- Born: 1799 Ludwigsstadt, Germany
- Died: 1869 (aged 70) Soest
- Occupations: Educator, editor, author
- Known for: Coining the term Andragogy (1833)
- Relatives: Ernst Kapp (brother)

= Alexander Kapp (German educator and editor) =

German educator and historian of pedagogics (1800–1869)

Alexander Kapp (1800–1869) was a German educator and editor, brother of Ernst Kapp. In 1833, he originally introduced the term andragogy. Andragogy consists of learning strategies focused on adults. It is often interpreted as the process of engaging adult learners in the structure of the learning experience. Later, the term andragogy developed into a theory of adult education by the American educator, Malcolm Knowles. Kapp used andragogy to describe elements of Plato's education theory.
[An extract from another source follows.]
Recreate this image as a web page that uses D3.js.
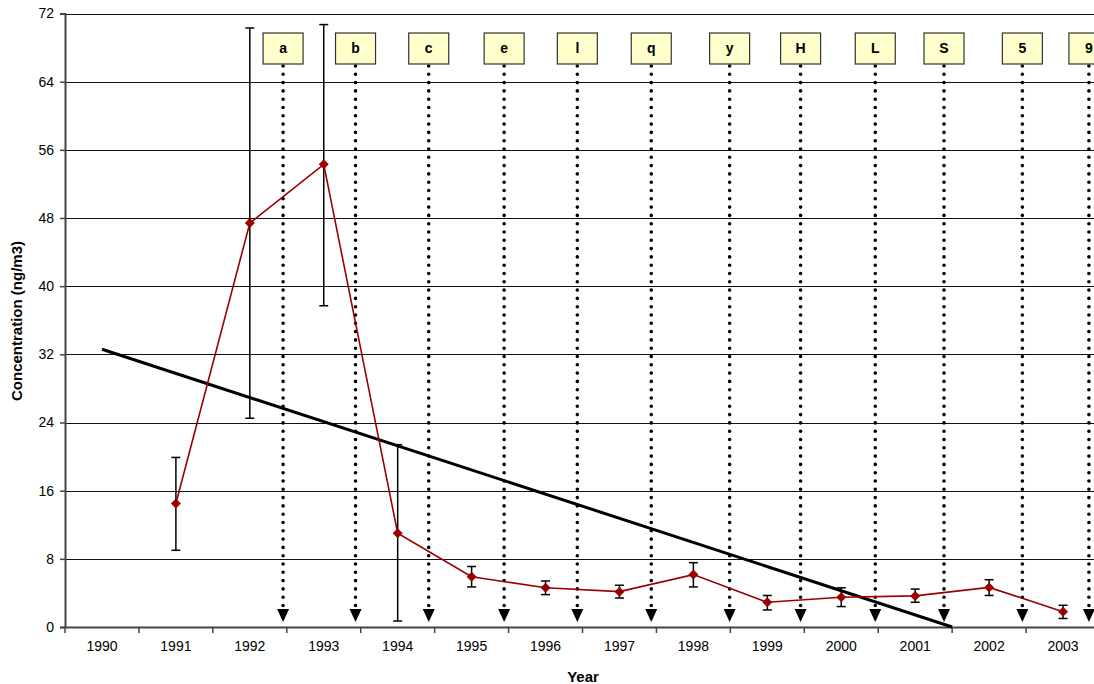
<!DOCTYPE html>
<html>
<head>
<meta charset="utf-8">
<script src="https://cdn.jsdelivr.net/npm/d3@7/dist/d3.min.js"></script>
<style>
  html, body { margin: 0; padding: 0; background: #fff; }
  svg { display: block; font-family: Arial, "Liberation Sans", sans-serif; }
</style>
</head>
<body>
<svg id="chart" width="1094" height="684"></svg>
<script>
// ---- data ----
const years = ["1990","1991","1992","1993","1994","1995","1996","1997","1998","1999","2000","2001","2002","2003"];
const concYears = ["1991","1992","1993","1994","1995","1996","1997","1998","1999","2000","2001","2002","2003"];
const concValues = [14.5, 47.4, 54.3, 11.0, 5.9, 4.6, 4.15, 6.15, 2.9, 3.5, 3.65, 4.65, 1.8];
const errLow  = [9.0, 24.5, 37.7, 0.7, 4.7, 3.8, 3.4, 4.7, 2.0, 2.4, 2.9, 3.7, 1.0];
const errHigh = [19.9, 70.3, 70.7, 21.4, 7.1, 5.4, 4.9, 7.55, 3.7, 4.6, 4.45, 5.55, 2.55];
const yTicks = [0, 8, 16, 24, 32, 40, 48, 56, 64, 72];
const eventLabels = ["a","b","c","e","l","q","y","H","L","S","5","9"];
const eventTimes  = [1992.95, 1993.93, 1994.92, 1995.94, 1996.93, 1997.93, 1998.99, 1999.95, 2000.96, 2001.89, 2002.95, 2003.85];
const trendTimes  = [1990.5, 2002.0];
const trendValues = [32.6, 0];

(function () {
const svg = d3.select("#chart");
const mLeft = 65, mRight = 1100, mTop = 13.5, mBottom = 627;

const x = d3.scaleBand().domain(years).range([mLeft, mRight]);
const xt = d3.scaleLinear().domain([1990, 2004]).range([mLeft, mRight]);
const y = d3.scaleLinear().domain([0, 72]).range([mBottom, mTop]);

// gridlines
svg.append("g").selectAll("line").data(yTicks.filter(d => d > 0)).join("line")
  .attr("x1", mLeft).attr("x2", mRight)
  .attr("y1", d => Math.round(y(d)) + 0.5).attr("y2", d => Math.round(y(d)) + 0.5)
  .attr("stroke", "#111").attr("stroke-width", 1);

// y axis
const yAxis = svg.append("g").attr("transform", `translate(${mLeft},0)`)
  .call(d3.axisLeft(y).tickValues(yTicks).tickSize(5).tickPadding(6));
yAxis.select(".domain").attr("stroke", "#444").attr("stroke-width", 2);
yAxis.selectAll(".tick line").attr("stroke", "#444").attr("stroke-width", 1.5);
yAxis.selectAll("text").attr("font-size", 14).attr("fill", "#000")
  .attr("font-family", "Arial, 'Liberation Sans', sans-serif");

// x axis
const xAxis = svg.append("g").attr("transform", `translate(0,${mBottom})`)
  .call(d3.axisBottom(x).tickSize(0).tickPadding(14));
xAxis.select(".domain").attr("stroke", "#444").attr("stroke-width", 2);
xAxis.selectAll("text").attr("font-size", 14).attr("fill", "#000")
  .attr("font-family", "Arial, 'Liberation Sans', sans-serif");
// ticks between categories
svg.append("g").selectAll("line").data(d3.range(years.length + 1)).join("line")
  .attr("x1", i => mLeft + i * x.step()).attr("x2", i => mLeft + i * x.step())
  .attr("y1", mBottom).attr("y2", mBottom + 6)
  .attr("stroke", "#444").attr("stroke-width", 1.5);

// axis titles
svg.append("text").attr("x", 583).attr("y", 682)
  .attr("text-anchor", "middle").attr("font-weight", "bold").attr("font-size", 15)
  .text("Year");
svg.append("text").attr("transform", "translate(22,321) rotate(-90)")
  .attr("text-anchor", "middle").attr("font-weight", "bold").attr("font-size", 15)
  .text("Concentration (ng/m3)");

// event markers: dotted lines with arrowheads and labels
const ev = svg.append("g").selectAll("g").data(eventLabels.map((l, i) => ({l, t: eventTimes[i]}))).join("g")
  .attr("transform", d => `translate(${xt(d.t)},0)`);
ev.append("line").attr("x1", 0).attr("x2", 0).attr("y1", 66).attr("y2", 606)
  .attr("stroke", "#000").attr("stroke-width", 3.6)
  .attr("stroke-linecap", "round").attr("stroke-dasharray", "0 8.3");
ev.append("path").attr("d", "M-6,609 L6,609 L0,622 Z").attr("fill", "#000");
ev.append("rect").attr("x", -20).attr("y", 33).attr("width", 40).attr("height", 31)
  .attr("fill", "#ffffcc").attr("stroke", "#333").attr("stroke-width", 1.2);
ev.append("text").attr("x", 0).attr("y", 52.5).attr("text-anchor", "middle")
  .attr("font-weight", "bold").attr("font-size", 14).text(d => d.l);

// trend line
svg.append("line")
  .attr("x1", xt(trendTimes[0])).attr("y1", y(trendValues[0]))
  .attr("x2", xt(trendTimes[1])).attr("y2", y(trendValues[1]))
  .attr("stroke", "#000").attr("stroke-width", 3);

// error bars
const cx = d => x(d) + x.bandwidth() / 2;
const eb = svg.append("g").selectAll("g").data(concYears.map((yr, i) => ({yr, lo: errLow[i], hi: errHigh[i]}))).join("g");
eb.append("line").attr("x1", d => cx(d.yr)).attr("x2", d => cx(d.yr))
  .attr("y1", d => y(d.lo)).attr("y2", d => y(d.hi)).attr("stroke", "#000").attr("stroke-width", 1.5);
eb.append("line").attr("x1", d => cx(d.yr) - 4.5).attr("x2", d => cx(d.yr) + 4.5)
  .attr("y1", d => y(d.lo)).attr("y2", d => y(d.lo)).attr("stroke", "#000").attr("stroke-width", 1.5);
eb.append("line").attr("x1", d => cx(d.yr) - 4.5).attr("x2", d => cx(d.yr) + 4.5)
  .attr("y1", d => y(d.hi)).attr("y2", d => y(d.hi)).attr("stroke", "#000").attr("stroke-width", 1.5);

// concentration series
const pts = concYears.map((yr, i) => ({yr, v: concValues[i]}));
svg.append("path").datum(pts)
  .attr("d", d3.line().x(d => cx(d.yr)).y(d => y(d.v)))
  .attr("fill", "none").attr("stroke", "#990000").attr("stroke-width", 1.6);
svg.append("g").selectAll("path").data(pts).join("path")
  .attr("transform", d => `translate(${cx(d.yr)},${y(d.v)})`)
  .attr("d", "M0,-5 L5,0 L0,5 L-5,0 Z")
  .attr("fill", "#990000");
})();
</script>
</body>
</html>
Andragogy (andr- meaning 'man') could be contrasted with pedagogy (paid- meaning 'child' and agogos meaning 'leading') (see Davenport 1993: 114) Although Kapp's use of andragogy had some currency, it was disputed, and its use ground to a halt. In 1921, the term reappeared in a report by Rosenstock in which he argued that 'adult education required special teachers, methods and philosophy, and he used the term andragogy to refer collectively to these special requirements' (Nottingham Andragogy Group 1983: v).